What inspired you to become a writer, particularly, a playwright?

Well, when I was a kid, my mother took me to the theater all the time. She was an actress. I would watch her rehearse. She quit pretty early on in my life, but I had a great love of the theatre. She then sent me to—when I was sixteen—to a summer stock company in Connecticut. But I never wanted to be an actor. I was much too self-conscious. But I thought it might be fun to be a playwright. When I went to college I majored in English, but I did start writing and dialogue seemed much more natural to me than writing prose at the time. At some point, that's what got me started.

Can you share some of your first experiences as a playwright?

Some of my first experiences were with small plays—one acts. To my great good fortune, they got produced. Early on, I got together with three friends and we formed an organization which we called the Minnesota Playwriting Center. It is now called The Playwright Center, and it's for people who are writing for the stage. We did two things—we tried out our work on each other and we invited criticism. And we could serve as a sort of a fulcrum to get theaters to produce our work.

Could you talk about your writing process? How and where do you begin to write a play?

When I’m writing my own, it is very often not fully laid out. It could be as small as a sound which I hear. Once I wrote a play because I heard the sound of a windchime on a terrace, and I wanted to put it in a play. The look of a bleak, icy desert, which is contradicted by two antique chairs sitting in the middle of an iceberg. A look can inspire me to go and write a play.

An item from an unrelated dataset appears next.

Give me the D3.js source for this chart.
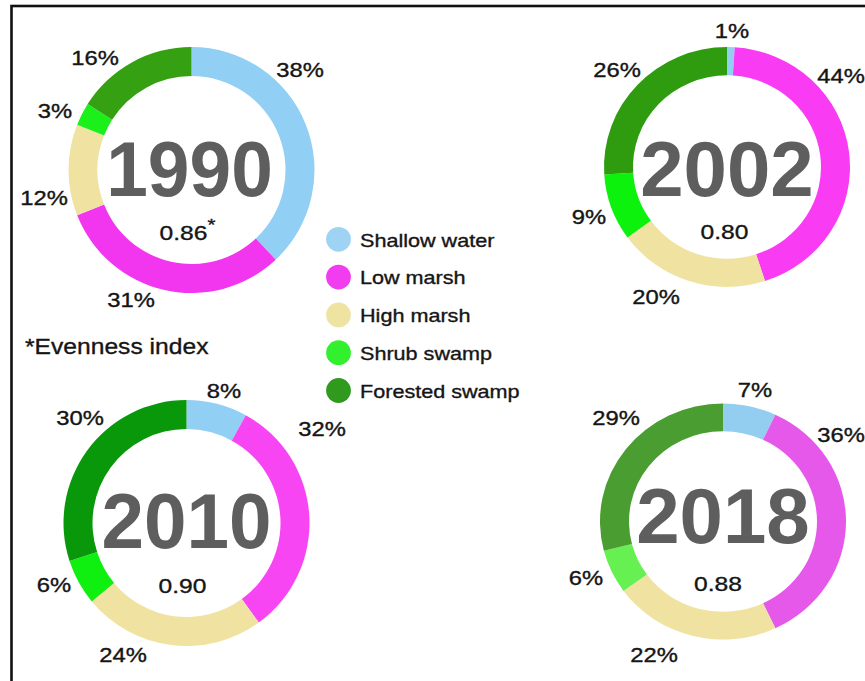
<!DOCTYPE html>
<html>
<head>
<meta charset="utf-8">
<script src="https://cdn.jsdelivr.net/npm/d3@7"></script>
<style>
  html, body { margin: 0; padding: 0; background: #fff; overflow: hidden; }
  svg { display: block; }
</style>
</head>
<body>
<svg id="chart" width="865" height="681"></svg>
<script>
// ---------------- data ----------------
const years = ["1990", "2002", "2010", "2018"];
const categories = ["Shallow water", "Low marsh", "High marsh", "Shrub swamp", "Forested swamp"];
const share1990 = [38, 31, 12, 3, 16];
const share2002 = [1, 44, 20, 9, 26];
const share2010 = [8, 32, 24, 6, 30];
const share2018 = [7, 36, 22, 6, 29];
const evenness = ["0.86", "0.80", "0.90", "0.88"];
const evennessNote = "*Evenness index";

// ---------------- styling / layout ----------------
const legendColors = ["#9ed3f4", "#f23cf0", "#efe3a2", "#33f02e", "#2f9a1e"];
const palettes = {
  "1990": ["#92cff4", "#f236ef", "#f0e3a2", "#1cf01a", "#34a012"],
  "2002": ["#92cff4", "#f93cf3", "#f0e3a2", "#0cf20c", "#2f9c10"],
  "2010": ["#92cff4", "#f845f4", "#f0e3a2", "#10f010", "#08980a"],
  "2018": ["#93cdf0", "#e658e9", "#f0e3a2", "#66f052", "#4a9d31"]
};
const layout = {
  "1990": { cx: 191.5, cy: 170, sy: 1.0,  yearDx: -2, yearDy: 26, yearSx: 0.96, evX: -4, evY: 70 },
  "2002": { cx: 727,   cy: 167, sy: 0.975, yearDx: 0, yearDy: 29, yearSx: 1.0, evX: -2.5, evY: 72 },
  "2010": { cx: 186.5, cy: 523, sy: 1.0,  yearDx: 0, yearDy: 25, yearSx: 0.98, evX: -4, evY: 70 },
  "2018": { cx: 723,   cy: 521.5, sy: 0.96, yearDx: 0, yearDy: 21, yearSx: 1.0, evX: -5, evY: 69 }
};
// label anchor offsets (dx, baseline dy) from donut centre, per category order
const labelOffsets = {
  "1990": [[108.5, -93], [-60.5, 137], [-147.5, 35], [-136.5, -52], [-96.5, -105]],
  "2002": [[5, -129], [114, -84], [-71, 137], [-138, 57], [-110, -90]],
  "2010": [[37.5, -125], [135.5, -87], [-63.5, 139], [-132.5, 69], [-106.5, -98]],
  "2018": [[32, -124.5], [118, -79.5], [-69, 140.5], [-137, 63.5], [-107, -96.5]]
};
const shares = { "1990": share1990, "2002": share2002, "2010": share2010, "2018": share2018 };

const FONT = "'Liberation Sans', Arial, Helvetica, sans-serif";
const svg = d3.select("#chart");

// frame (only top and left edges visible)
svg.append("rect")
  .attr("x", 11.5).attr("y", 6)
  .attr("width", 900).attr("height", 700)
  .attr("fill", "none").attr("stroke", "#111").attr("stroke-width", 2.6);

const pie = d3.pie().sort(null).value(d => d).startAngle(0).endAngle(2 * Math.PI);
const arc = d3.arc().innerRadius(94).outerRadius(123);

function sText(g, x, y, txt, size, sx, opts = {}) {
  return g.append("text")
    .attr("transform", `translate(${x},${y}) scale(${sx},1)`)
    .attr("text-anchor", opts.anchor || "middle")
    .attr("font-family", FONT)
    .attr("font-size", size)
    .attr("font-weight", opts.weight || "normal")
    .attr("fill", opts.fill || "#151515")
    .attr("stroke", opts.fill || "#151515")
    .attr("stroke-width", 0.35)
    .text(txt);
}

years.forEach((yr, yi) => {
  const L = layout[yr];
  const vals = shares[yr];
  const g = svg.append("g").attr("transform", `translate(${L.cx},${L.cy})`);
  const ring = g.append("g").attr("transform", `scale(1,${L.sy})`);
  ring.selectAll("path")
    .data(pie(vals))
    .join("path")
    .attr("d", arc)
    .attr("fill", (d, i) => palettes[yr][i]);

  // year label
  g.append("text")
    .attr("transform", `translate(${L.yearDx},${L.yearDy}) scale(${L.yearSx},1)`)
    .attr("text-anchor", "middle")
    .attr("font-family", FONT)
    .attr("font-weight", "bold")
    .attr("font-size", 78)
    .attr("fill", "#5e5e5e")
    .text(yr);

  // evenness
  const ev = sText(g, L.evX, L.evY, evenness[yi], 20.5, 1.2);
  if (yi === 0) {
    ev.append("tspan").attr("font-size", 17).attr("dy", -9).text("*");
  }

  // percent labels
  vals.forEach((v, i) => {
    const o = labelOffsets[yr][i];
    sText(g, o[0], o[1], v + "%", 19.5, 1.22);
  });
});

// evenness note
sText(svg, 25, 354, evennessNote, 22, 1.12, { anchor: "start" });

// legend
const legend = svg.append("g");
categories.forEach((c, i) => {
  const y = 239.3 + i * 37.8;
  legend.append("circle").attr("cx", 338.5).attr("cy", y).attr("r", 12.4).attr("fill", legendColors[i]);
  sText(legend, 360, y + 7.3, c, 18, 1.2, { anchor: "start" });
});
</script>
</body>
</html>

I don't often start with messages. I think that's usually death to a dramatist. But very soon I get characters in my mind—who these people are—and I do, at some point, outline a story. I have to know where it's going to end when I start it. And that is what my process is.

Could you talk more about messages as death to a dramatist?

A lot of my plays have messages. Political messages about environment, or whatever. Racism. But if you start there, it doesn't work. You have to start with real people and a real story and not belabor the idea of a message. It will get there and will be much more effective if you don't work on it. Polemic doesn't work in the theatre very well.

Do you have any advice for aspiring writers?

I think the best thing to do is to work. Go be a gopher in a theater, in a community theater, in a small professional theater. Watch what happens when something written on a piece of paper suddenly stands up and becomes three-dimensional. That's the biggest lesson. And in terms of the characters, I suppose that is the same as it would be for a novelist. You have to know who they are, what they had for breakfast. If they catch a butterfly, do they pull the wings off, do they preserve it or they free it? You have to know a lot about them, and their responses to comic things are, and what their serious interests are and so forth.